In one of the most moving scenes in the movie, two of Steve Carrell's team go to Florida as the new home market is melting down.  They are stunned to see empty houses, even empty neighborhoods.  When they find one house that is occupied, it is a rental, and the guy living there claims to be paying rent regularly to his landlord.  Later, the two guys drive around and go into an empty house that has been abandoned.  The residents had left the mail on the counter.  The two guys go outside and see a pool, only to find an alligator in the water.  That's symbolic of nature taking the neighborhood back once it's been abandoned by people who can't pay their mortgages.

Customer Research / Ethnography

Now, the movie is illustrative of a larger point about the sub-prime meltdown.  There were signals in the data that the market for sub-prime mortgages was terrible and getting worse.  People in Wall Street and other financial services firms should have paid more attention to the data.  But anyone willing to leave NYC and go to Florida, or Nevada, or Arizona, or Southern California at the time could have interpreted what was going on. In other words, if more of the financial community had done some basic trend spotting and customer research, we might have been experienced less of a tragedy than we did. 

What did it take to confirm the problems with sub-prime lending?  Riding around for a day or two in abandoned subdivisions.
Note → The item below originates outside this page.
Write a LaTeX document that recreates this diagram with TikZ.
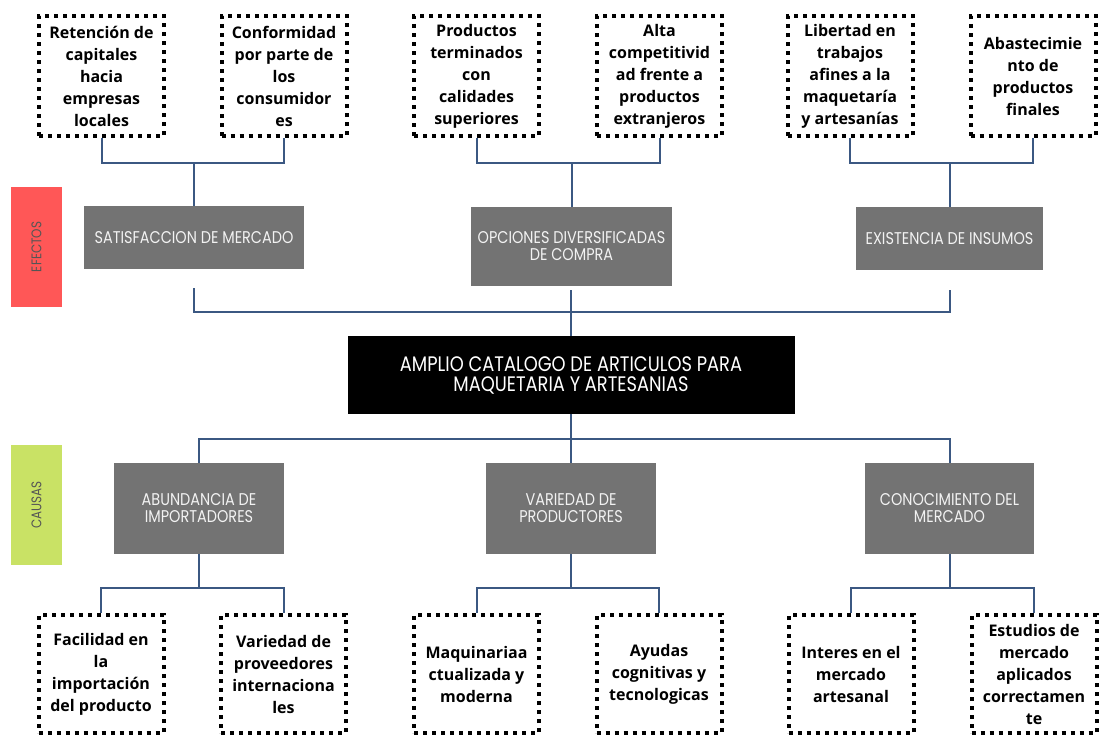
\documentclass[tikz,border=0pt]{standalone}
\usepackage{fontspec}
\setmainfont{Open Sans}
\newfontfamily\gfont[FakeStretch=0.85]{Poppins}
\usepackage{tikz}
\usetikzlibrary{positioning}
\usetikzlibrary{calc}
\usepackage{color}
\definecolor{gris}{RGB}{115,115,115}
\definecolor{claro}{RGB}{242,242,242}
\definecolor{azul}{RGB}{59,88,130}
\definecolor{rojo}{RGB}{255,87,87}
\definecolor{verde}{RGB}{201,226,101}
\definecolor{rotulo}{RGB}{85,85,85}

\tikzset{
  detalle/.style={draw,line width=4pt,dash pattern=on 4pt off 5pt,
    minimum width=125pt,minimum height=120pt,inner sep=0pt,align=center,
    font=\fontsize{16}{22}\selectfont\bfseries},
  bloque/.style={fill=gris,text=claro,inner sep=0pt,align=center,
    font=\gfont\fontsize{17}{17}\selectfont},
  rotulo/.style={rotate=90,minimum width=120pt,minimum height=51pt,inner sep=0pt,
    text=rotulo,font=\gfont\fontsize{14}{14}\selectfont},
  link/.style={draw=azul,line width=2pt}
}

\begin{document}
\begin{tikzpicture}[x=1pt,y=-1pt]
\useasboundingbox (0,0) rectangle (1099,736);
% efectos
\path
(101.5,76) node [detalle](e11) {Retención de\\capitales\\hacia\\empresas\\locales}
(284,76) node [detalle](e12) {Conformidad\\por parte de\\los\\consumidor\\es}
(476.5,76) node [detalle](e21) {Productos\\terminados\\con\\calidades\\superiores}
(659.5,76) node [detalle](e22) {Alta\\competitivid\\ad frente a\\productos\\extranjeros}
(850,76) node [detalle](e31) {Libertad en\\trabajos\\afines a la\\maquetaría\\y artesanías}
(1033,76) node [detalle](e32) {Abastecimie\\nto de\\productos\\finales};
\path
(194,237.5) node [bloque,minimum width=220pt,minimum height=63pt](ef1) {SATISFACCION DE MERCADO}
(571.5,246.5) node [bloque,minimum width=201pt,minimum height=79pt](ef2) {OPCIONES DIVERSIFICADAS\\DE COMPRA}
(949.5,238.5) node [bloque,minimum width=187pt,minimum height=63pt](ef3) {EXISTENCIA DE INSUMOS};
\node [rotulo,fill=rojo](efectos) at (36.5,247) {EFECTOS};
% problema central
\node [fill=black,text=white,minimum width=447pt,minimum height=78pt,inner sep=0pt,align=center,
  font=\gfont\fontsize{21}{20}\selectfont](main) at (571,375)
  {AMPLIO CATALOGO DE ARTICULOS PARA\\MAQUETARIA Y ARTESANIAS};
% causas
\path
(199,508.5) node [bloque,minimum width=170pt,minimum height=91pt](ca1) {ABUNDANCIA DE\\IMPORTADORES}
(571,508.5) node [bloque,minimum width=170pt,minimum height=91pt](ca2) {VARIEDAD DE\\PRODUCTORES}
(949.5,508.5) node [bloque,minimum width=169pt,minimum height=91pt](ca3) {CONOCIMIENTO DEL\\MERCADO};
\node [rotulo,fill=verde](causas) at (36.5,505) {CAUSAS};
\path
(101,674) node [detalle,minimum height=118pt](c11) {Facilidad en\\la\\importación\\del producto}
(283.5,674) node [detalle,minimum height=118pt](c12) {Variedad de\\proveedores\\internaciona\\les}
(476.5,674) node [detalle,minimum height=118pt](c21) {Maquinariaa\\ctualizada y\\moderna}
(659,674) node [detalle,minimum height=118pt](c22) {Ayudas\\cognitivas y\\tecnologicas}
(851,674) node [detalle,minimum height=118pt](c31) {Interes en el\\mercado\\artesanal}
(1034,674) node [detalle,minimum height=118pt](c32) {Estudios de\\mercado\\aplicados\\correctamen\\te};
% conectores de efectos
\draw [link](e11.south) -- ++(0,25) coordinate (t1) -| (e12.south);
\draw [link](ef1.north) -- (ef1.north |- t1);
\draw [link](e21.south) -- ++(0,25) coordinate (t2) -| (e22.south);
\draw [link](ef2.north) -- (ef2.north |- t2);
\draw [link](e31.south) -- ++(0,25) coordinate (t3) -| (e32.south);
\draw [link](ef3.north) -- (ef3.north |- t3);
\draw [link]([yshift=-19pt]ef1.south) -- ++(0,24) coordinate (m1) -| ([yshift=-20pt]ef3.south);
\draw [link](main.north) -- ([yshift=-4pt]main.north |- ef2.south);
% conectores de causas
\draw [link](main.south) -- ++(0,25) coordinate (m2);
\draw [link](ca1.north) |- (m2) -| (ca3.north);
\draw [link](m2) -- (ca2.north);
\draw [link](ca1.south) -- ++(0,34) coordinate (b1);
\draw [link](c11.north) |- (b1) -| (c12.north);
\draw [link](ca2.south) -- ++(0,34) coordinate (b2);
\draw [link](c21.north) |- (b2) -| (c22.north);
\draw [link](ca3.south) -- ++(0,34) coordinate (b3);
\draw [link](c31.north) |- (b3) -| (c32.north);
\end{tikzpicture}
\end{document}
Driving around with a real estate agent who is very keen to move houses, that simply aren't selling.  In perhaps the most interesting instance of ethnography I've seen, Steve Carrell's character finds out that, let's call them exotic dancers, are buying homes.  During a personal encounter with an exotic dancer (keeping this PG for the kids), Steve Carrell is shocked to discover that many of these individuals have multiple mortgages, because, what could go wrong?  I've never done ethnography quite like that, but Carrell and his team discover a lot, for very little cost, by simply going and finding out.  While this seems evident, you'd be shocked at how little actual interaction with customers, in their settings and in their environments, is actually conducted.
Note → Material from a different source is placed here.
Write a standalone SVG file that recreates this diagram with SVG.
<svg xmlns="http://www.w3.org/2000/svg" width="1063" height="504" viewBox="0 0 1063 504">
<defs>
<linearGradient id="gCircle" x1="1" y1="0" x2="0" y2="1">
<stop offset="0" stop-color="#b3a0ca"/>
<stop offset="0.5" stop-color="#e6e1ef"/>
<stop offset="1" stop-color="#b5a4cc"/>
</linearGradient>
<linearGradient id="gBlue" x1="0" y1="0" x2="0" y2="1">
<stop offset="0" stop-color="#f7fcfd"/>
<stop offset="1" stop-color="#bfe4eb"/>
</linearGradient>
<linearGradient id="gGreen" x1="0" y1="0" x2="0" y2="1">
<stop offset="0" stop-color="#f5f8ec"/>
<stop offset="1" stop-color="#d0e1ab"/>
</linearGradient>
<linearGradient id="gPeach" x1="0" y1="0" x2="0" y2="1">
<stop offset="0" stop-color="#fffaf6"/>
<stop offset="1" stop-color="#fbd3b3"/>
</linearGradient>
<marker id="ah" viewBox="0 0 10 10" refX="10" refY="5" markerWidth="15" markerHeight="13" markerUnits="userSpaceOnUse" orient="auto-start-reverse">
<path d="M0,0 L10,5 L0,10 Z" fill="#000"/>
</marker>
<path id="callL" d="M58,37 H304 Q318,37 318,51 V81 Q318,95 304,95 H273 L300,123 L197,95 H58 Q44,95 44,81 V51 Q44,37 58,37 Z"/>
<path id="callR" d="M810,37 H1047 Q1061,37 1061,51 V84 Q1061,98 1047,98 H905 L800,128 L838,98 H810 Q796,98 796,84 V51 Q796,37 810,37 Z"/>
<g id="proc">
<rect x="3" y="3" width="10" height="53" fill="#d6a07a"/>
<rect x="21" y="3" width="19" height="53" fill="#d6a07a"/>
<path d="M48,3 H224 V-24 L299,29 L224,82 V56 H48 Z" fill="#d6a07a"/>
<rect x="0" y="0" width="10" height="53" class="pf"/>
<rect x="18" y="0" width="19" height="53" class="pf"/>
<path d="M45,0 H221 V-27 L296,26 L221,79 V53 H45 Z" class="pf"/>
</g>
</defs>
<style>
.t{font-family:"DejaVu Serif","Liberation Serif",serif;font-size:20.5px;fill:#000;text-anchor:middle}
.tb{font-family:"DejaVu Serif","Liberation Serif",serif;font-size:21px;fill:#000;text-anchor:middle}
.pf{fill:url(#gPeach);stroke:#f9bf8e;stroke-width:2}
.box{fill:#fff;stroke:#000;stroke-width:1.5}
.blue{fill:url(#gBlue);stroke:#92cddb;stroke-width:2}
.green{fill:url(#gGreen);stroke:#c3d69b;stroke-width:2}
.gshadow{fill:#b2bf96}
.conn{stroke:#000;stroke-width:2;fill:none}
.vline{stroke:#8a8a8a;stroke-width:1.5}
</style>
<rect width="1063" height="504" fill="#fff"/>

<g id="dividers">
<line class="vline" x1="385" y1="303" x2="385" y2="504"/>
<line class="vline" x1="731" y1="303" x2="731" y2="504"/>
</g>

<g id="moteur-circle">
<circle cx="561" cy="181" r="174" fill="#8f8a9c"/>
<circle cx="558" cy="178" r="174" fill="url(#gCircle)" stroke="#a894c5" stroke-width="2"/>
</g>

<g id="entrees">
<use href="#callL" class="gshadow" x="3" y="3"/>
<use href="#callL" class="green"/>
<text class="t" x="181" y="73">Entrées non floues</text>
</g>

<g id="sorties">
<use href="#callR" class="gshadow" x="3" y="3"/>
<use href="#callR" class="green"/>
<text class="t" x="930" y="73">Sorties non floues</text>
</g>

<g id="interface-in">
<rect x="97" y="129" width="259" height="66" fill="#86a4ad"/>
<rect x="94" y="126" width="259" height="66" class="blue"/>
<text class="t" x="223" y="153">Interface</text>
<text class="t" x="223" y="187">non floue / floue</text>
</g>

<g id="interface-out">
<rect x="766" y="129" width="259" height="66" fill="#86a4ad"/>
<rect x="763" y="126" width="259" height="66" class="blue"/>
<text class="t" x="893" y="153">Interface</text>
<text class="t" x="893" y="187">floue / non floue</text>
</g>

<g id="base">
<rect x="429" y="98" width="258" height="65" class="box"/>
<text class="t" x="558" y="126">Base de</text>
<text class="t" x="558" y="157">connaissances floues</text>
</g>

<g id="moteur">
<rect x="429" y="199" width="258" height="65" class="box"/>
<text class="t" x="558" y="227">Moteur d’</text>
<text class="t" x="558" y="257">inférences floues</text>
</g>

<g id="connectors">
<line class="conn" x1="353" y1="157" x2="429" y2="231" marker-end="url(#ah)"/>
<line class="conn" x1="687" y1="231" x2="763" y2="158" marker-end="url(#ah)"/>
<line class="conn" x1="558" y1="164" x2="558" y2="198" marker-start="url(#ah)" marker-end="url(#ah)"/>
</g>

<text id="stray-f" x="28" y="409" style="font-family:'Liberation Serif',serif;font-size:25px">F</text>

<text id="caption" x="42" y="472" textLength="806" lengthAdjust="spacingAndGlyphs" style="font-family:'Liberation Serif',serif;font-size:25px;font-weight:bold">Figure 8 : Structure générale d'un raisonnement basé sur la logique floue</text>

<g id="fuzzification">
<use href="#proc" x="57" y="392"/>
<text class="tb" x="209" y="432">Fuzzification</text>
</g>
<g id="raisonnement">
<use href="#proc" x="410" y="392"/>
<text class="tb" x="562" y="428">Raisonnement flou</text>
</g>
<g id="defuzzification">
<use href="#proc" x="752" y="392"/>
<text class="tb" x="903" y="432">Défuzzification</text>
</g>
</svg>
Carrell and his crew discover that the signals in the data are true, and in fact the underlying leverage is worse than anyone in the financial markets seems to know about.  This allows them (and others) to short the market, because they've got insight on a coming crash that the majority of the market either doesn't care about or ignores.  While this isn't necessarily an innovation story, it plays out like one, because a small team of people discover something that's emerging, discover an opportunity that will arrive soon, and use interactions with customers to understand and validate the opportunity.

Lessons for Innovators
Too many times corporations are just like the Wall Street bankers and financiers portrayed in the movie. They believe that everything is OK, that existing products and services are adequate and don't need to be radically changed or modified.  All the while little signals, trends and other data contradict those assumptions, and no one goes to find out the truth.  If the movie tells us innovators anything, it is to beware of commonly shared assumptions that are too good to be true, and to go find out the truth for yourself, which is easy, and shockingly, few people actually do it.

Movie Review

As an aside, I really liked the movie, which did a good job of explaining what caused the market expansion and crash.  The pacing was good and the human side of the crash was explored as well.  It doesn't hurt that some of the arrogant financiers got taken down a peg or two.  Frankly we are still feeling the effects of that market meltdown, and housing prices are in many places just returning to pre-meltdown values.  You should see this movie, if only to get a better understanding of how interrelated all facets of the financial market are, and why you should pay more attention.